On the non-religious grievance side there are the various Red/Maoist and other groups adhering to forms of Communism, like Shining Path and the various Red Army groups. The fall of the USSR brought most of those to an end, but Shining Path continues its work in Peru, CPN-M in Nepal is still deadly, and FARC shifted from Marxism to narcotics based terrorism with a patina of leftism hanging around it. Over a decade of COIN is wearing FARC down, but recent backing from Venezuela still makes it a nasty organization to deal with. Shining Path is highly insular, but has been stubborn in giving up its ideals or struggle, even though it is not the threat it used to be.
What is disconcerting are the melding of Islamic based terror organizations with Balkan organized crime groups, particularly the 14 Families in Albania and Kosovo. The internetworking with Albanians has allowed ethnic based crime to stretch to the US and Canada, and that entree has allowed HAMAS, Hezbollah and al Qaeda to exploit those inroads. Getting to put a minor ‘terror tax’ on even 1% of the Balkan narcotics trade would make that one of the top funding sources for Hezbollah after Iran. Hezbollah, itself, has shifted to multiple bases of operations, particularly in S. America, where its use of money laundering for narcotics trafficking allows it to buy part ownership in shopping malls in Paraguay…. not something we consider to be a traditional haven for terrorists or financing them.

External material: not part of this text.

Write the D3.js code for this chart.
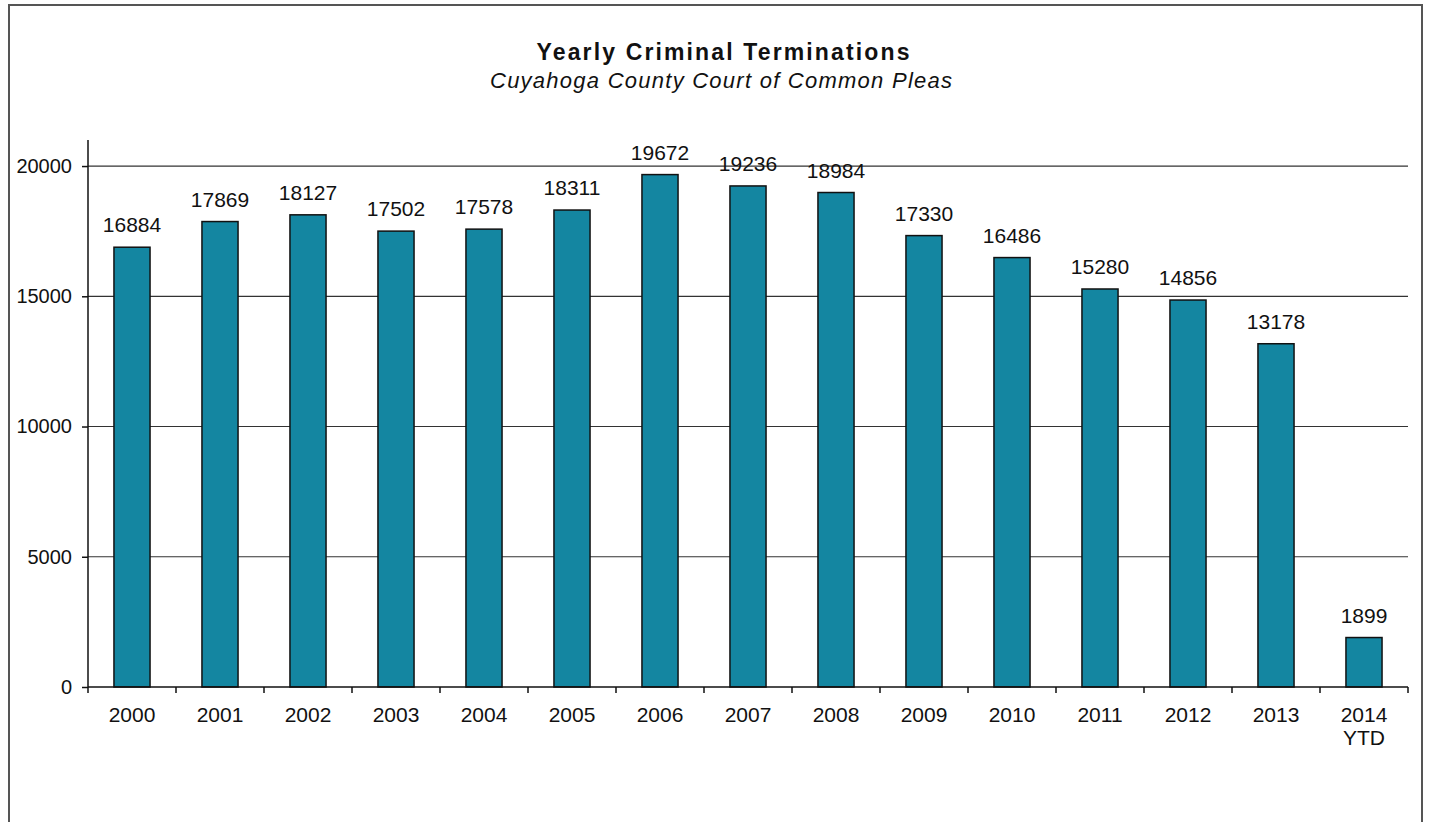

On the flip side are the brutal Red Mafias, that do not have the older ‘family code’ of interaction. These organizations have had little problem supplying terrorists for a price and even helping out on projects or doing some terror work of their own when necessary. That is more market share/competitor driven, and the ideology is capitalism in a very raw and meaty form. A mere handfull of individuals created a global money laundering system that even now, 8 years after discovery, the West has not pieced together and may never be able to do so due to the complexities involved. When trade in aluminum, steel and other industrial goods are used to hide proceeds from prostitution, narcotics trafficking and nuclear materials trade, and the web of companies set up on a global basis to deal with that makes tracking anything virtually impossible, you have a nascent organization driven by well known concepts and brutality to get their way.
These things do not obviate the traditional model of terrorist organizations, but those models have been morphing and hard for the last two decades and we must understand this. When state backed companies like Huawei from China can enter into agreements with terror supporting states and organizations and then utilize those contacts to gain and enforce market share via economic disruption, we no longer see a pure form of terrorism, but a hybrid form with multiple and often conflicting driving factors that have temporary coincidence and cooperation. And there is always the sophisticated, Western death cult with high technical capability and ability to utilize lawyers to deflect problems for years that can suddenly arise and create a nasty set of scenarios. These are *not* prevented by trade concerns or even production controls when a good front can be put up for dual-use equipment… and by being Western they can be highly ingenious in their views. A KGB agent thought it was funny that a death cult had ‘a fanciful imagination’… I find that absolutely chilling.